Mark Richard Gordon (born October 10, 1956) is an American producer. He is a former president of the Producers Guild of America. In January 2018, Gordon was named president and chief content officer of film and television for Entertainment One, which had acquired his production company, The Mark Gordon Company.

==Early life and education==
Gordon was born on October 10, 1956, in Newport News, Virginia. He is of Jewish descent. He is a graduate of New York University Film School.

==Career==
Gordon's first producing effort was the Off-Broadway production of The Buddy System at Circle in the Square downtown.

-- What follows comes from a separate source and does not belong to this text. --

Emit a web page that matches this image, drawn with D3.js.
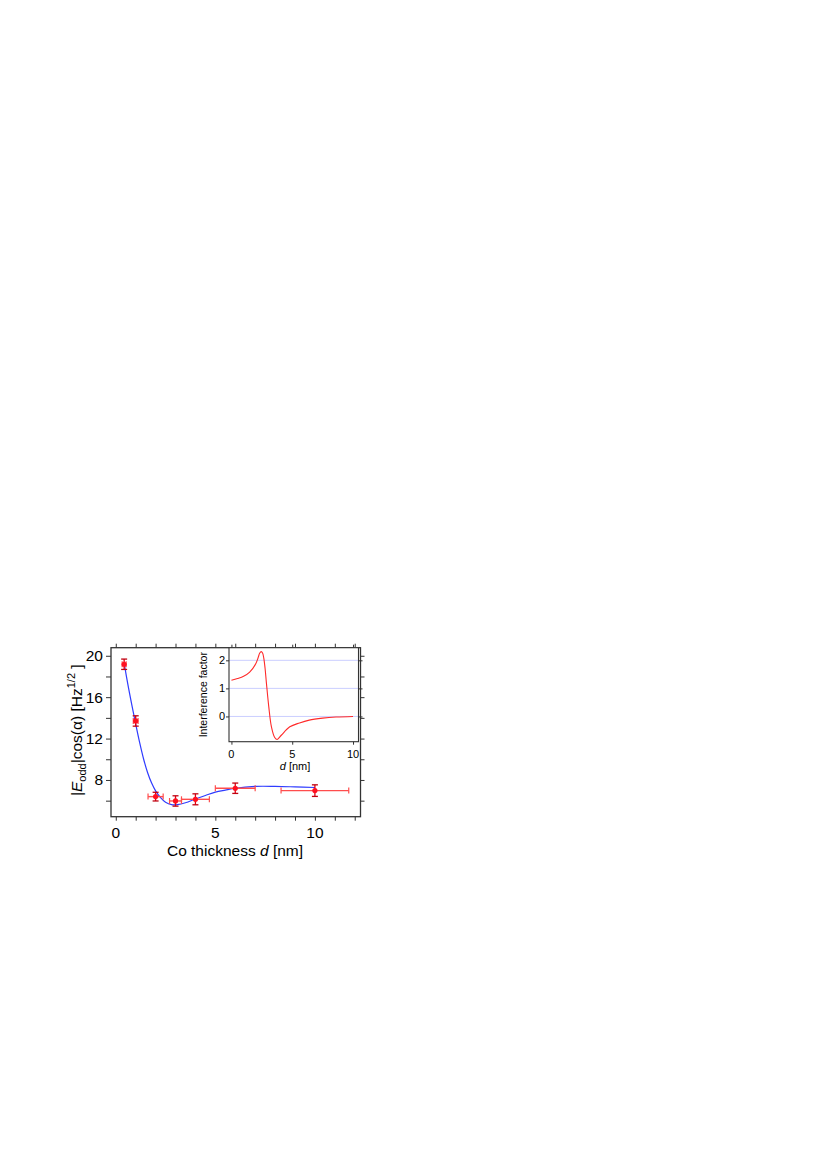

In the television arena, Gordon is an executive producer on The Rookie and Grey's Anatomy while his past projects include Ray Donovan, Criminal Minds, Designated Survivor, Private Practice, and Army Wives. Gordon's work in television has garnered him a Golden Globe in addition to five Emmy nominations and two wins. In 2015 he was awarded the Norman Lear Award for Lifetime Achievement in Television by the Producers Guild of America.

Gordon's films include Saving Private Ryan, Steve Jobs, Murder on the Orient Express, Death on the Nile, Molly's Game, 2012, The Day After Tomorrow, Speed, Source Code, The Messenger, and The Patriot. Gordon has also taken on the role of executive producer and financier for films such as Lara Croft: Tomb Raider, Hellboy, Wonder Boys, The Painted Veil, A Simple Plan, Primary Colors, and Official Secrets. As a film producer, Gordon is an Academy Award Nominee, a Golden Globe winner, a two-time nominee, and one time BAFTA winner as well as a seven-time nominee and three-time PGA award winner.

Gordon is the President Emeritus of the Producers Guild of America, having been its President from 2010 through 2014.

===The Mark Gordon Company===
In 2015, The Mark Gordon Company partnered with Entertainment One to create an independent television and film studio as eOne acquired 51% of the production company for $133 million.

Gordon was CEO of the company, which financed and produced content by Gordon and other producers. In 2018, eOne paid Gordon an additional $240 million to fully own the Mark Gordon Company. Gordon was offered the job of president and chief content officer of film, television and digital at eOne. In July 2019, Gordon left his job as eOne president and chief content officer of film and television by shifting to a producer deal with eOne.

===Mark Gordon Pictures===
In 2020, Gordon launched a new production company called Mark Gordon Pictures.